Would you transcribe the whole listing exactly, minus its pictures?

"""

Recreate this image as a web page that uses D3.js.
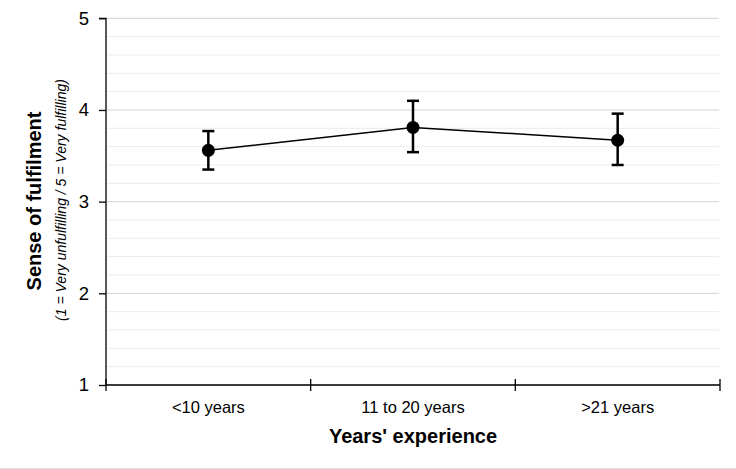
<!DOCTYPE html>
<html><head><meta charset="utf-8">
<script src="https://cdn.jsdelivr.net/npm/d3@7/dist/d3.min.js"></script>
<style>body{margin:0;background:#fff;}svg{display:block;font-family:"Liberation Sans",Arial,sans-serif;}</style>
</head><body><svg id="c" width="736" height="469"></svg>
<script>
const categories = ["<10 years", "11 to 20 years", ">21 years"];
const means = [3.56, 3.81, 3.67];
const upper = [3.77, 4.10, 3.96];
const lower = [3.35, 3.54, 3.40];
const yTicks = [1, 2, 3, 4, 5];
const yMinor = d3.range(1, 5.001, 0.2).map(v => +v.toFixed(1));

const svg = d3.select("#c");
const L = 106, R = 720, T = 18.3, B = 385;
const x = d3.scaleBand().domain(categories).range([L, R]);
const y = d3.scaleLinear().domain([1, 5]).range([B, T]);

// gridlines
svg.append("g").selectAll("line").data(yMinor).join("line")
  .attr("x1", L).attr("x2", R - 1)
  .attr("y1", d => y(d)).attr("y2", d => y(d))
  .attr("stroke", d => Number.isInteger(d) ? "#d3d3d3" : "#ececec")
  .attr("stroke-width", 1);

// y axis
const ya = svg.append("g").attr("transform", `translate(${L},0)`)
  .call(d3.axisLeft(y).tickValues(yTicks).tickFormat(d3.format("d")).tickSize(7).tickPadding(10));
ya.select(".domain").attr("stroke", "#000").attr("stroke-width", 1.3).attr("d", `M-7,${T}H0V${B}`);
ya.selectAll(".tick line").attr("stroke", "#000").attr("stroke-width", 1.3);
ya.selectAll(".tick text").attr("font-size", 18.5).attr("fill", "#000").attr("font-family", "Liberation Sans, Arial, sans-serif");

// x axis
const xa = svg.append("g").attr("transform", `translate(0,${B})`)
  .call(d3.axisBottom(x).tickSize(0).tickPadding(16));
xa.select(".domain").attr("stroke", "#000").attr("stroke-width", 1.3).attr("d", `M${L},0H${R}`);
xa.selectAll(".tick text").attr("font-size", 16.5).attr("fill", "#000").attr("font-family", "Liberation Sans, Arial, sans-serif");
// category boundary ticks
const bounds = [L].concat(categories.map(c => x(c) + x.bandwidth()));
svg.append("g").selectAll("line").data(bounds).join("line")
  .attr("x1", d => d).attr("x2", d => d)
  .attr("y1", B - 6).attr("y2", B + 6)
  .attr("stroke", "#000").attr("stroke-width", 1.3);

const cx = c => x(c) + x.bandwidth() / 2;

// line
svg.append("path").datum(categories)
  .attr("fill", "none").attr("stroke", "#000").attr("stroke-width", 1.5)
  .attr("d", d3.line().x(c => cx(c)).y((c, i) => y(means[i])));

// error bars
const eb = svg.append("g").selectAll("g").data(categories).join("g");
eb.append("line").attr("x1", c => cx(c)).attr("x2", c => cx(c))
  .attr("y1", (c, i) => y(upper[i])).attr("y2", (c, i) => y(lower[i]))
  .attr("stroke", "#000").attr("stroke-width", 2.5);
[upper, lower].forEach(arr => {
  eb.append("line").attr("x1", c => cx(c) - 6).attr("x2", c => cx(c) + 6)
    .attr("y1", (c, i) => y(arr[i])).attr("y2", (c, i) => y(arr[i]))
    .attr("stroke", "#000").attr("stroke-width", 2.5);
});

// points
svg.append("g").selectAll("circle").data(categories).join("circle")
  .attr("cx", c => cx(c)).attr("cy", (c, i) => y(means[i])).attr("r", 6.5).attr("fill", "#000");

// axis titles
svg.append("text").attr("x", (L + R) / 2).attr("y", 443).attr("text-anchor", "middle")
  .attr("font-size", 20).attr("font-weight", "bold").text("Years' experience");
svg.append("text").attr("transform", "translate(41,201) rotate(-90)").attr("text-anchor", "middle")
  .attr("font-size", 20).attr("font-weight", "bold").text("Sense of fulfilment");
svg.append("text").attr("transform", "translate(66,200) rotate(-90)").attr("text-anchor", "middle")
  .attr("font-size", 14).attr("font-style", "italic").text("(1 = Very unfulfilling / 5 = Very fulfilling)");

// bottom border line
svg.append("line").attr("x1", 0).attr("x2", 736).attr("y1", 468.5).attr("y2", 468.5)
  .attr("stroke", "#e0e0e0").attr("stroke-width", 1);
</script></body></html>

"""

COMPLETE ANSWER:
Recreate this image as a web page that uses D3.js.
<!DOCTYPE html>
<html><head><meta charset="utf-8">
<script src="https://cdn.jsdelivr.net/npm/d3@7/dist/d3.min.js"></script>
<style>body{margin:0;background:#fff;}svg{display:block;font-family:"Liberation Sans",Arial,sans-serif;}</style>
</head><body><svg id="c" width="736" height="469"></svg>
<script>
const categories = ["<10 years", "11 to 20 years", ">21 years"];
const means = [3.56, 3.81, 3.67];
const upper = [3.77, 4.10, 3.96];
const lower = [3.35, 3.54, 3.40];
const yTicks = [1, 2, 3, 4, 5];
const yMinor = d3.range(1, 5.001, 0.2).map(v => +v.toFixed(1));

const svg = d3.select("#c");
const L = 106, R = 720, T = 18.3, B = 385;
const x = d3.scaleBand().domain(categories).range([L, R]);
const y = d3.scaleLinear().domain([1, 5]).range([B, T]);

// gridlines
svg.append("g").selectAll("line").data(yMinor).join("line")
  .attr("x1", L).attr("x2", R - 1)
  .attr("y1", d => y(d)).attr("y2", d => y(d))
  .attr("stroke", d => Number.isInteger(d) ? "#d3d3d3" : "#ececec")
  .attr("stroke-width", 1);

// y axis
const ya = svg.append("g").attr("transform", `translate(${L},0)`)
  .call(d3.axisLeft(y).tickValues(yTicks).tickFormat(d3.format("d")).tickSize(7).tickPadding(10));
ya.select(".domain").attr("stroke", "#000").attr("stroke-width", 1.3).attr("d", `M-7,${T}H0V${B}`);
ya.selectAll(".tick line").attr("stroke", "#000").attr("stroke-width", 1.3);
ya.selectAll(".tick text").attr("font-size", 18.5).attr("fill", "#000").attr("font-family", "Liberation Sans, Arial, sans-serif");

// x axis
const xa = svg.append("g").attr("transform", `translate(0,${B})`)
  .call(d3.axisBottom(x).tickSize(0).tickPadding(16));
xa.select(".domain").attr("stroke", "#000").attr("stroke-width", 1.3).attr("d", `M${L},0H${R}`);
xa.selectAll(".tick text").attr("font-size", 16.5).attr("fill", "#000").attr("font-family", "Liberation Sans, Arial, sans-serif");
// category boundary ticks
const bounds = [L].concat(categories.map(c => x(c) + x.bandwidth()));
svg.append("g").selectAll("line").data(bounds).join("line")
  .attr("x1", d => d).attr("x2", d => d)
  .attr("y1", B - 6).attr("y2", B + 6)
  .attr("stroke", "#000").attr("stroke-width", 1.3);

const cx = c => x(c) + x.bandwidth() / 2;

// line
svg.append("path").datum(categories)
  .attr("fill", "none").attr("stroke", "#000").attr("stroke-width", 1.5)
  .attr("d", d3.line().x(c => cx(c)).y((c, i) => y(means[i])));

// error bars
const eb = svg.append("g").selectAll("g").data(categories).join("g");
eb.append("line").attr("x1", c => cx(c)).attr("x2", c => cx(c))
  .attr("y1", (c, i) => y(upper[i])).attr("y2", (c, i) => y(lower[i]))
  .attr("stroke", "#000").attr("stroke-width", 2.5);
[upper, lower].forEach(arr => {
  eb.append("line").attr("x1", c => cx(c) - 6).attr("x2", c => cx(c) + 6)
    .attr("y1", (c, i) => y(arr[i])).attr("y2", (c, i) => y(arr[i]))
    .attr("stroke", "#000").attr("stroke-width", 2.5);
});

// points
svg.append("g").selectAll("circle").data(categories).join("circle")
  .attr("cx", c => cx(c)).attr("cy", (c, i) => y(means[i])).attr("r", 6.5).attr("fill", "#000");

// axis titles
svg.append("text").attr("x", (L + R) / 2).attr("y", 443).attr("text-anchor", "middle")
  .attr("font-size", 20).attr("font-weight", "bold").text("Years' experience");
svg.append("text").attr("transform", "translate(41,201) rotate(-90)").attr("text-anchor", "middle")
  .attr("font-size", 20).attr("font-weight", "bold").text("Sense of fulfilment");
svg.append("text").attr("transform", "translate(66,200) rotate(-90)").attr("text-anchor", "middle")
  .attr("font-size", 14).attr("font-style", "italic").text("(1 = Very unfulfilling / 5 = Very fulfilling)");

// bottom border line
svg.append("line").attr("x1", 0).attr("x2", 736).attr("y1", 468.5).attr("y2", 468.5)
  .attr("stroke", "#e0e0e0").attr("stroke-width", 1);
</script></body></html>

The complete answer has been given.